- [Task prompt]:
Only the lines from the line that has "Give me the TikZ source for this diagram." through the line that has "Other elements: specific" should be reproduced, exactly and with both ends kept.

- [Input material]:

....

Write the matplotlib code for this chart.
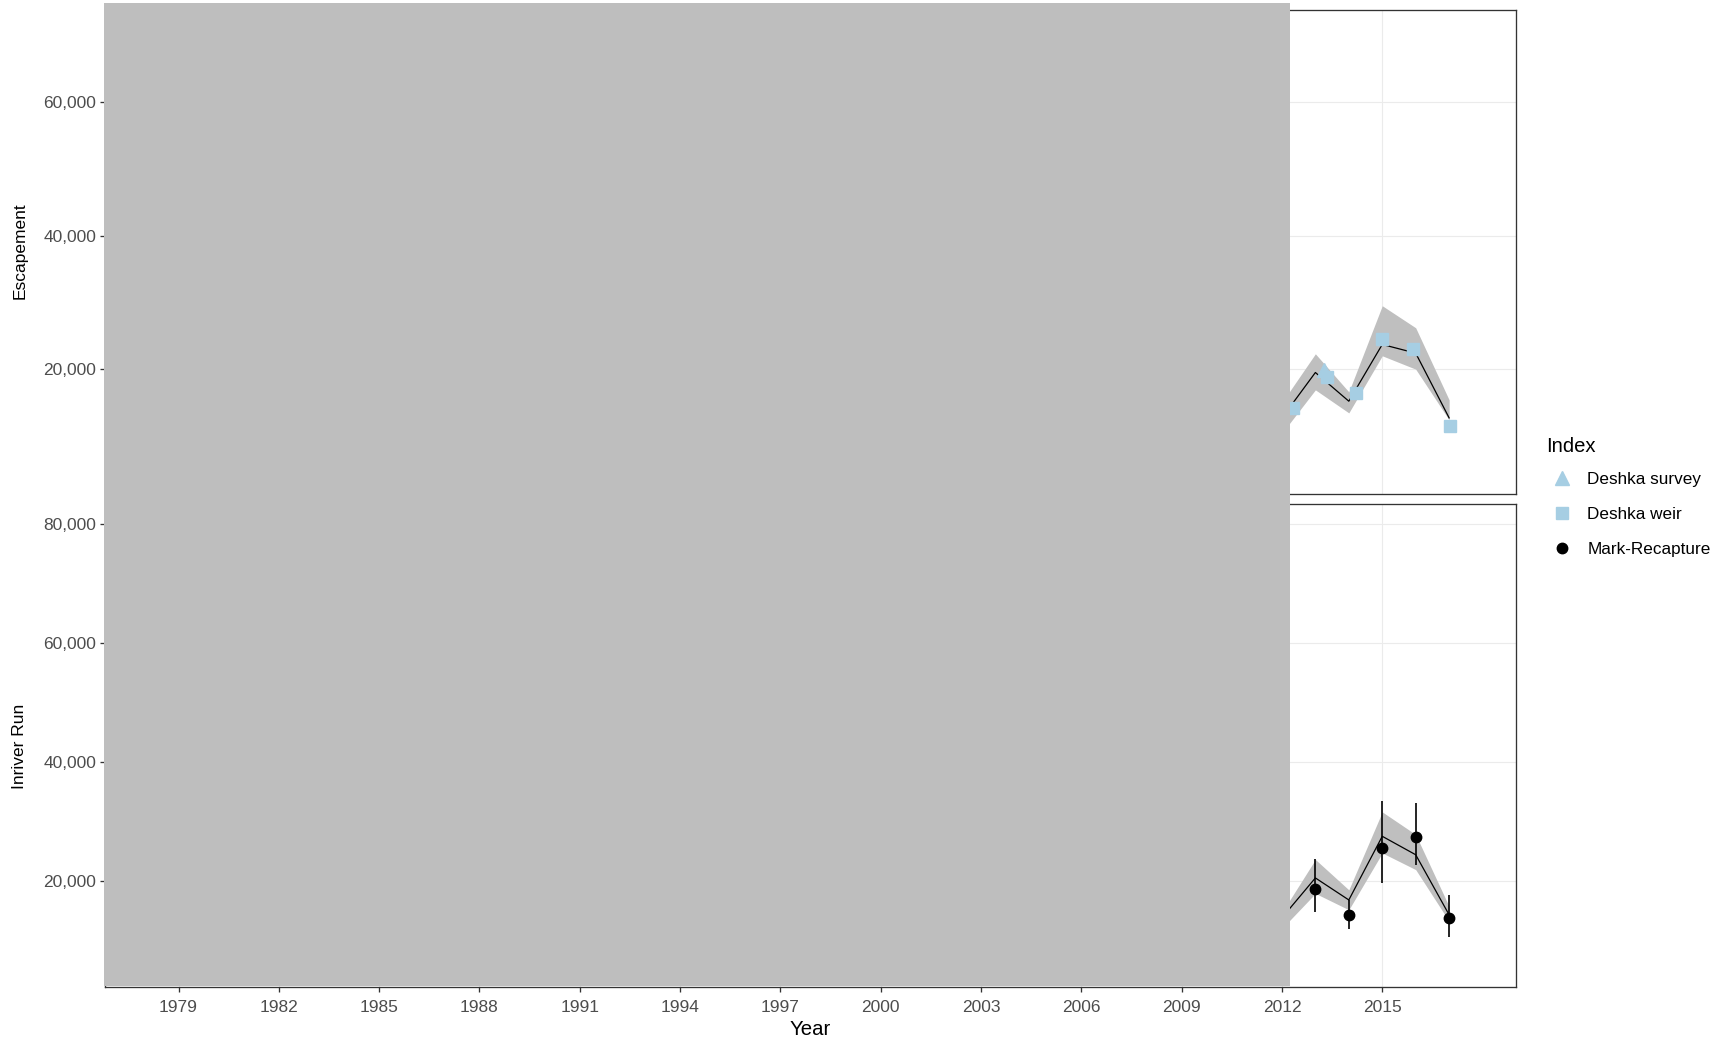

....

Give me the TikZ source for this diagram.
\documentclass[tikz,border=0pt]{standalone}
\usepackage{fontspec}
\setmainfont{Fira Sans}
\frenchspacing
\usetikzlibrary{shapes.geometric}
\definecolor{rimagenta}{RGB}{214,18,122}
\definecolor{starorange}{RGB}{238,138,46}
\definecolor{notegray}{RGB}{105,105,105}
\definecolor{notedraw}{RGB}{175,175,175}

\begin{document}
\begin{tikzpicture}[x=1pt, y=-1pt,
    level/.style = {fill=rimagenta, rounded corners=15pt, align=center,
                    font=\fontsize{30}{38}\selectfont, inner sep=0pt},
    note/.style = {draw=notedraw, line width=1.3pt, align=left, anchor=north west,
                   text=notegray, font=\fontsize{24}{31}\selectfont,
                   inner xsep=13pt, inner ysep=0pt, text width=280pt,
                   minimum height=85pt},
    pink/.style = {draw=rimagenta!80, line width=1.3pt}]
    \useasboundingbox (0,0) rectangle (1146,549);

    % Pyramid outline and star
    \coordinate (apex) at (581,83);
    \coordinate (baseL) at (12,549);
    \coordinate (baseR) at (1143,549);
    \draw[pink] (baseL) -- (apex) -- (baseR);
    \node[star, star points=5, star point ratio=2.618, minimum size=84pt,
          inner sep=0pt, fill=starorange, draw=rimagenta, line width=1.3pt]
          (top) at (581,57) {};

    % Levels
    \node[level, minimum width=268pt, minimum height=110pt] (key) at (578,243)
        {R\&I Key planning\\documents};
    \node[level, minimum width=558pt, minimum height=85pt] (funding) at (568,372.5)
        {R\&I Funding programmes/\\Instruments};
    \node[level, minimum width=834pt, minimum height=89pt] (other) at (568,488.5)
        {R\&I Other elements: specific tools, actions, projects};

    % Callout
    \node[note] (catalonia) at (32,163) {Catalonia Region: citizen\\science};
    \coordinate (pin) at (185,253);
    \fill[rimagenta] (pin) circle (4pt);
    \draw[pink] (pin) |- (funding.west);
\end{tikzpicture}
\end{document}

....

- [Solution to the problem]:
Give me the TikZ source for this diagram.
\documentclass[tikz,border=0pt]{standalone}
\usepackage{fontspec}
\setmainfont{Fira Sans}
\frenchspacing
\usetikzlibrary{shapes.geometric}
\definecolor{rimagenta}{RGB}{214,18,122}
\definecolor{starorange}{RGB}{238,138,46}
\definecolor{notegray}{RGB}{105,105,105}
\definecolor{notedraw}{RGB}{175,175,175}

\begin{document}
\begin{tikzpicture}[x=1pt, y=-1pt,
    level/.style = {fill=rimagenta, rounded corners=15pt, align=center,
                    font=\fontsize{30}{38}\selectfont, inner sep=0pt},
    note/.style = {draw=notedraw, line width=1.3pt, align=left, anchor=north west,
                   text=notegray, font=\fontsize{24}{31}\selectfont,
                   inner xsep=13pt, inner ysep=0pt, text width=280pt,
                   minimum height=85pt},
    pink/.style = {draw=rimagenta!80, line width=1.3pt}]
    \useasboundingbox (0,0) rectangle (1146,549);

    % Pyramid outline and star
    \coordinate (apex) at (581,83);
    \coordinate (baseL) at (12,549);
    \coordinate (baseR) at (1143,549);
    \draw[pink] (baseL) -- (apex) -- (baseR);
    \node[star, star points=5, star point ratio=2.618, minimum size=84pt,
          inner sep=0pt, fill=starorange, draw=rimagenta, line width=1.3pt]
          (top) at (581,57) {};

    % Levels
    \node[level, minimum width=268pt, minimum height=110pt] (key) at (578,243)
        {R\&I Key planning\\documents};
    \node[level, minimum width=558pt, minimum height=85pt] (funding) at (568,372.5)
        {R\&I Funding programmes/\\Instruments};
    \node[level, minimum width=834pt, minimum height=89pt] (other) at (568,488.5)
        {R\&I Other elements: specific tools, actions, projects};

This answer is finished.